Tianqi Lithium Projects 2025 Profit Turnaround, Advances H-Share Placement and Asset Sales

Deep News
Feb 12

Tianqi Lithium Corporation has forecasted a net profit attributable to shareholders of 369 million to 553 million yuan for 2025, marking a return to profitability compared to the previous year. The company is concurrently advancing an H-share placement financing plan and the disposal of equity in affiliated companies to optimize asset liquidity.

On January 30, 2026, the company disclosed its performance forecast, anticipating a net profit attributable to shareholders ranging from 369 million to 553 million yuan for 2025, signaling a year-on-year shift from loss to profit. The official annual report is scheduled for release in the near term. This improvement in performance is primarily attributed to optimized lithium ore pricing cycles and increased investment returns from SQM.

In a recent development, Chile's Supreme Court issued a final ruling on January 27, 2026, dismissing Tianqi Lithium's appeal.
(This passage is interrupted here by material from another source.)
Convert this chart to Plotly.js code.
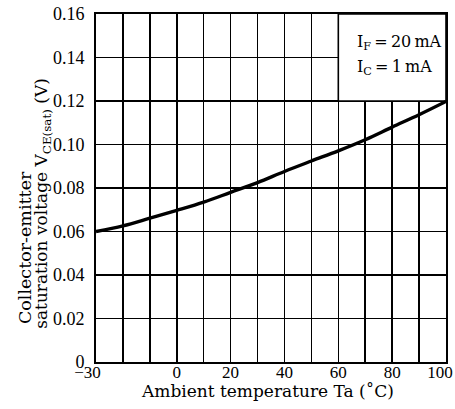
<!DOCTYPE html>
<html>
<head>
<meta charset="utf-8">
<script src="https://cdn.plot.ly/plotly-3.0.1.min.js"></script>
<style>html,body{margin:0;padding:0;background:#fff;}#chart{width:455px;height:409px;}</style>
</head>
<body>
<div id="chart"></div>
<script>
// Data
const temperature = [-30, -20, -10, 0, 10, 20, 30, 40, 50, 60, 70, 80, 90, 100];
const vceSat = [0.0600, 0.0626, 0.0661, 0.0697, 0.0735, 0.0780, 0.0825, 0.0876, 0.0924, 0.0971, 0.1022, 0.1080, 0.1137, 0.1198];
const xTickVals = [-30, -20, -10, 0, 10, 20, 30, 40, 50, 60, 70, 80, 90, 100];
const xTickText = ['\u221230\u2002\u2002', '', '', '0', '', '20', '', '40', '', '60', '', '80', '', '100\u2002\u2009'];
const yTickVals = [0, 0.02, 0.04, 0.06, 0.08, 0.10, 0.12, 0.14, 0.16];
const yTickText = ['0', '0.02', '0.04', '0.06', '0.08', '0.10', '0.12', '0.14', '0.16'];
const conditionLines = ['I<sub>F</sub>\u2009=\u200920\u2009mA', 'I<sub>C</sub>\u2009=\u20091\u2009mA'];
const xTitle = 'Ambient temperature Ta (\u02daC)';
const yTitleLines = ['Collector-emitter', 'saturation voltage V<sub>CE(sat)</sub> (V)'];

const serif = 'Liberation Serif, Times New Roman, serif';
const wideSerif = 'DejaVu Serif, serif';

const trace = {
  x: temperature, y: vceSat, type: 'scatter', mode: 'lines',
  line: {color: '#000', width: 3.4, shape: 'spline'},
  hoverinfo: 'skip'
};

const layout = {
  width: 455, height: 409,
  margin: {l: 96, r: 9, t: 14, b: 47},
  paper_bgcolor: '#fff', plot_bgcolor: '#fff',
  showlegend: false,
  font: {family: serif, color: '#000', size: 18},
  xaxis: {
    range: [-30, 100], tickmode: 'array', tickvals: xTickVals, ticktext: xTickText,
    showgrid: true, gridcolor: '#000', gridwidth: 1.6,
    showline: true, linecolor: '#000', linewidth: 2, mirror: true,
    zeroline: false, ticks: '', ticklen: 0, ticklabelstandoff: -6,
    ticklabeloverflow: 'allow',
    tickfont: {family: serif, size: 17, color: '#000'}
  },
  yaxis: {
    range: [0, 0.16], tickmode: 'array', tickvals: yTickVals, ticktext: yTickText,
    showgrid: true, gridcolor: '#000', gridwidth: 1.6,
    showline: true, linecolor: '#000', linewidth: 2, mirror: true,
    zeroline: false, ticks: '', ticklen: 0, ticklabelstandoff: 6,
    tickfont: {family: serif, size: 18, color: '#000'}
  },
  shapes: [{
    type: 'rect', xref: 'x', yref: 'y', x0: 60, x1: 100, y0: 0.12, y1: 0.16,
    fillcolor: '#fff', line: {color: '#000', width: 1.6}, layer: 'between'
  }],
  annotations: [
    {xref: 'x', yref: 'y', x: 66.3, y: 0.1467, text: conditionLines[0], showarrow: false, xanchor: 'left', yanchor: 'middle', font: {family: wideSerif, size: 16, color: '#000'}},
    {xref: 'x', yref: 'y', x: 66.3, y: 0.1352, text: conditionLines[1], showarrow: false, xanchor: 'left', yanchor: 'middle', font: {family: wideSerif, size: 16, color: '#000'}},
    {xref: 'paper', yref: 'paper', x: 0.491, y: -0.082, text: xTitle, showarrow: false, xanchor: 'center', yanchor: 'middle', font: {family: wideSerif, size: 17, color: '#000'}},
    {xref: 'paper', yref: 'paper', x: -0.203, y: 0.330, text: yTitleLines[0], textangle: -90, showarrow: false, xanchor: 'center', yanchor: 'middle', font: {family: wideSerif, size: 17.5, color: '#000'}},
    {xref: 'paper', yref: 'paper', x: -0.151, y: 0.455, text: yTitleLines[1], textangle: -90, showarrow: false, xanchor: 'center', yanchor: 'middle', font: {family: wideSerif, size: 17, color: '#000'}}
  ]
};

Plotly.newPlot('chart', [trace], layout, {staticPlot: true, displayModeBar: false});
</script>
</body>
</html>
The collaboration between SQM and Chile's state-owned copper company, Codelco, will undergo a change in control starting in 2031. This ruling may have long-term implications for the investment returns and asset impairment risks for Tianqi Lithium, which is the second-largest shareholder of SQM.

On February 3, 2026, the company announced plans to place H-shares at HK$45.05 per share and issue 2.6 billion yuan in zero-coupon convertible bonds, aiming to raise a total net amount of approximately HK$5.829 billion. The proceeds are intended for lithium resource acquisitions, project development, and working capital supplementation.

On February 4, 2026, the company stated its intention to opportunistically divest part of its equity holdings in CALB and SQM to enhance asset liquidity. This initiative is being pursued in parallel with the financing plan. Additionally, the company continues to invest in new lithium battery technologies, such as all-solid-state battery materials, and participates in industry conferences.